Der G7-Gipfel 2020 stand von Anfang an unter keinem guten Stern. Keinen einzigen Moment lang ging es bisher um eine inhaltliche Diskussion darüber, was die USA als Vorsitznation überhaupt erreichen wollten. Darüber, auf was sich die sieben wichtigsten westlichen Wirtschaftsnationen einigen sollten.
Stattdessen wurde wochenlang darüber gestritten, ob das traditionsreiche Gipfeltreffen auf einem Golfplatz von US-Präsident Donald Trump in Florida stattfinden darf.
Quersubventionierung einer Anlage von Trump mit Steuergeldern – selbst Republikaner sprachen von Korruption. Trump musste klein beigeben. Als Ersatztagungsort wurde Camp David auserkoren, das Landgut der US-Regierung.
Findet der Gipfel noch statt?
Später war von einem Video-Gipfel die Rede. Dann doch wieder von einem physischen Treffen in Washington. Um zu zeigen – so Trump –, dass die USA die Coronakrise hinter sich haben. Bloss: Merkel und die anderen Staats- und Regierungschefs waren wenig angetan, in die US-Hauptstadt zu reisen.
Nun ist von September die Rede. Oder von November. Mit Russland als Gast. Doch Russland will nicht bloss Gast sein am G7-Treffen, sondern wieder Vollmitglied, wie vor der russischen Annexion der Krim, als die G7 noch die G8 waren.
Das wiederum wollen die meisten G7-Staaten nicht. Ob also irgendwann dieses Jahr noch ein G7-Gipfel stattfindet, ist völlig ungewiss.
Es ist inzwischen auch unerheblich. Die Chance, die G7 zu nutzen, hat Trump längst vertan. Wichtige Ministertreffen, bei denen Gipfelbeschlüsse vorbereitet werden, fanden gar nicht statt. Der US-Präsident hat weder Ziel noch Vision für sein Vorsitzjahr.

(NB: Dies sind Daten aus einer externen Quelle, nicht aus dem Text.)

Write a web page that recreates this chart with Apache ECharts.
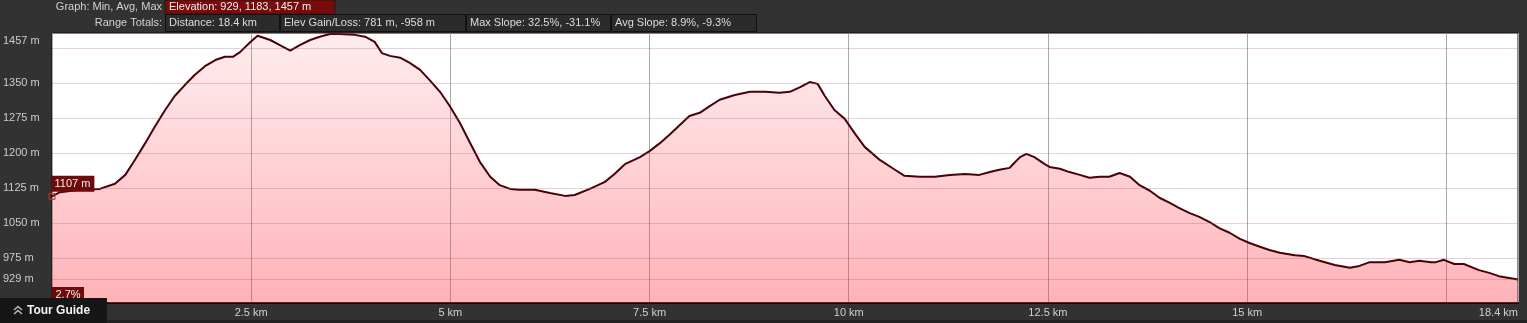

Und gar kein Interesse am G7-Format, in dem sich einmal im Jahr die Staats- und Regierungschefs drei Tage lang mehr oder weniger informell austauschen. Internationale Koordination? Abstimmung? Multilateralismus? Auf dem Ohr ist Trump taub.
In der Vergangenheit oft Taktgeber
Gewiss: Der Klub der Mächtigen, die G7, ist ohnehin umstritten. Genauso wie die G20, bei der auch Länder wie China, Russland, Saudi-Arabien oder Brasilien dabei sind. Es ist eine Anmassung, wenn ein kleiner Kreis von Staaten beansprucht, die Weichen für die Welt zu stellen.
Andererseits ist der Kreis sämtlicher 193 Mitglieder der UNO zwar demokratisch besser legitimiert. Aber dort ist die Entscheidungsfindung unendlich langsam und man ist sich selten einig.
In der Vergangenheit schafften es die G7 mehrfach, im guten Sinne Taktgeber für die Welt zu sein, etwa nach der Erdölkrise Mitte der 1970er Jahre. Oder während der Schuldenkrise in Afrika. Erneut nach 9/11 und dem Aufkommen des dschihadistischen Terrorismus. Oder in der Klimapolitik. Die G20 wiederum hatte in der Finanzkrise 2008 ein kurzes Erfolgserlebnis.
G7 auf Tauchstation
Dieses Jahr lieferte die Coronakrise der G7 eine Steilvorlage. Hier hätten sie gemeinsam etwas anschieben können: Die koordinierte Entwicklung eines Impfstoffs. Die Stärkung der Weltgesundheitsorganisation WHO. Ein Nothilfeprogramm für die ärmsten von Corona betroffenen Staaten. Und eine Art Marshallplan, um den weltwirtschaftlichen Absturz zu verhindern.
Nichts von alledem ist passiert. Die G7 befinden sich auf Tauchstation. Die Steilvorlage war da. Doch Donald Trump schoss den Ball ins Aus. Und damit möglicherweise gleich auch die G7-Runde als weltpolitisch relevante Akteurin.